Nichols acknowledged his adult self is closer to the social norms of Trump than to his working class roots...

"I freely accept that I do not pass muster by the standards of most Trump supporters."

...which most working class men of Nichols childhood would reject.

Yet his supporters embrace Trump.

"Again, what intrigues me is that neither should Trump."
"As the writer Windsor Mann has noted, Trump behaves in ways that many working-class men would ridicule: 'He wears bronzer, loves gold and gossip, is obsessed with his physical appearance, whines constantly, can't control his emotions, watches daytime television, enjoys parades and interior decorating, and used to sell perfume'."
"In order to think about why these men support Trump, one must first grasp how deeply they are betraying their own definition of masculinity by looking more closely at the flaws they should, in principle, find revolting."

Nichols then asked if Trump met some of those masculine ideals.

"Is Trump honorable?"
"This is a man who routinely refused to pay working people their due wages, and then lawyered them into the ground when they objected to being exploited. Trump is a rich downtown bully, the sort most working men usually hate."
"Is Trump courageous?"
"Truly brave people never tell you how brave they are. I have known many combat veterans, and none of them extols his or her own courage."
"What saved them, they will tell you, was their training and their teamwork. Some—perhaps the bravest—lament that they were not able to do more for their comrades."
"But even if we excuse Trump for the occasional hyperbole, the fact of the matter is that Trump is an obvious coward. He has two particular phobias: powerful men and intelligent women."

Nichols wrote of Trump's attempts to ingratiate himself to the dictators he admires.

He explained why the President's attempts fail.

"This is related to one of Trump's most noticeable problems, which is that he can never stop talking. The old-school standard of masculinity is the strong and silent type, like Gary Cooper back in the day or Tom Hardy today. Trump, by comparison, is neither strong nor capable of silence."

Nichols' questions continued.

"Is Trump a man who respects women?"
"This is what secure and masculine men would expect, especially from a husband and a father of two daughters."
"Women clearly scare Trump. You don't have to take my word for it."

Nichols then shared Republican Senator Ted Cruz's words about Trump.

"Donald doesn't like strong women. Strong women scare Donald. Real men don't try to bully women."

The question of accountability was next for Nichols.

"Does Trump accept responsibility and look out for his team?"
"Not in the least. In this category, he exhibits one of the most unmanly of behaviors: He's a blamer."
"Nothing is ever his fault.
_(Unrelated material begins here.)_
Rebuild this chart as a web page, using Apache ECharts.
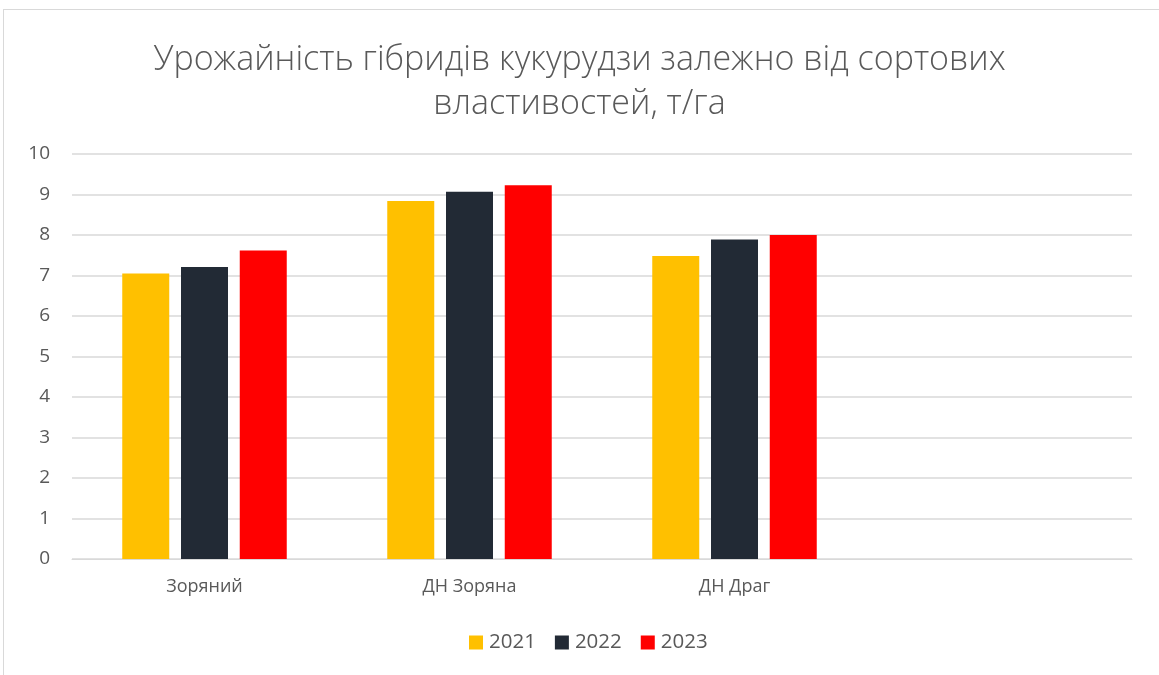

In the midst of disaster, he praises himself while turning on even his most loyal supporters without a moment's hesitation."

Nichols wrote Trump is the most unmanly President ever because he's an overgrown child.

"Trump's lack of masculinity is about maturity. He is not manly because he is not a man. He is a boy."
"To be a man is to be an adult, to willingly decide, as St. Paul wrote, to 'put away childish things'. There's a reason that Peter Pan is a story about a boy, and the syndrome named after it is about men. Not everyone grows up as they age."

He claimed Trump's appeal rests in his childishness.

"It should not be a surprise then, that Trump is a hero to a culture in which so many men are already trapped in perpetual adolescence."
"And especially for men who feel like life might have passed them by, whose fondest memories are rooted somewhere in their own personal Wonder Years from elementary school until high-school graduation, Trump is a walking permission slip to shrug off the responsibilities of manhood."

While his supporters enable him, he also enables all their worst traits.

"The appeal to indulge in such hypocrisy must be enormous."
"Cheat on your wife? No problem. You can trade her in for a hot foreign model 20 years younger."
"Is being a father to your children too onerous a burden on your schedule? Let the mothers raise them."
"Money troubles? Everyone has them; just tell your father to write you another check."
"Upset that your town or your workplace has become more diverse? Get it off your chest: Rail about women and Mexicans and African Americans at will and dare anyone to contradict you."

And Fox News, OANN, Breitbart and the rest of Trump's propaganda teams' steady diet of adulation reinforces the worst behavior.

"Trump's media enablers do their best to shore up the fiction that Trump and the men who follow him are the most macho of men. The former White House aide Sebastian Gorka, one of Trump's most dedicated sycophants, has described Trump as a 'man's man', despite the fact that Trump has no hobbies or interests common to many American men other than sex."
"To listen to Gorka and others in Trumpworld, the President can turn his enemies to ash through sheer testosterone overload. Some Trump voters have even airbrushed the President's face onto the bodies of both Rambo and Rocky Balboa. (The President himself approvingly retweeted the Trump-as-Rocky meme.)"
"Gorka tries to cosplay the same role himself. The photographs of him carrying guns, wearing a suede vest, and posing next to his underpowered suburban Mustang are now internet legends, precisely because they are so ridiculous."
"But he is a good example of how so many of the men who support Trump have morphed into childish caricatures of themselves. They, too, are little boys, playing at being tough but crying about their victimization at the hands of liberal elites if they are subjected to criticism of any kind."




Nichols concluded:

"Donald Trump is unmanly because he has never chosen to become a man. He has weathered few trials that create an adult of any kind."
"He is, instead, working-class America's dysfunctional son, and his supporters, male and female alike, have become the worried parent explaining what a good boy he is to terrorized teachers even while he continues to set fires in the hallway right outside."

"I think that working men, the kind raised as I was, know what kind of 'man' Trump is. And still, the gratification they get from seeing Trump enrage the rest of the country is enough to earn their indulgence."
"I doubt, however, that Trump gives them the same consideration."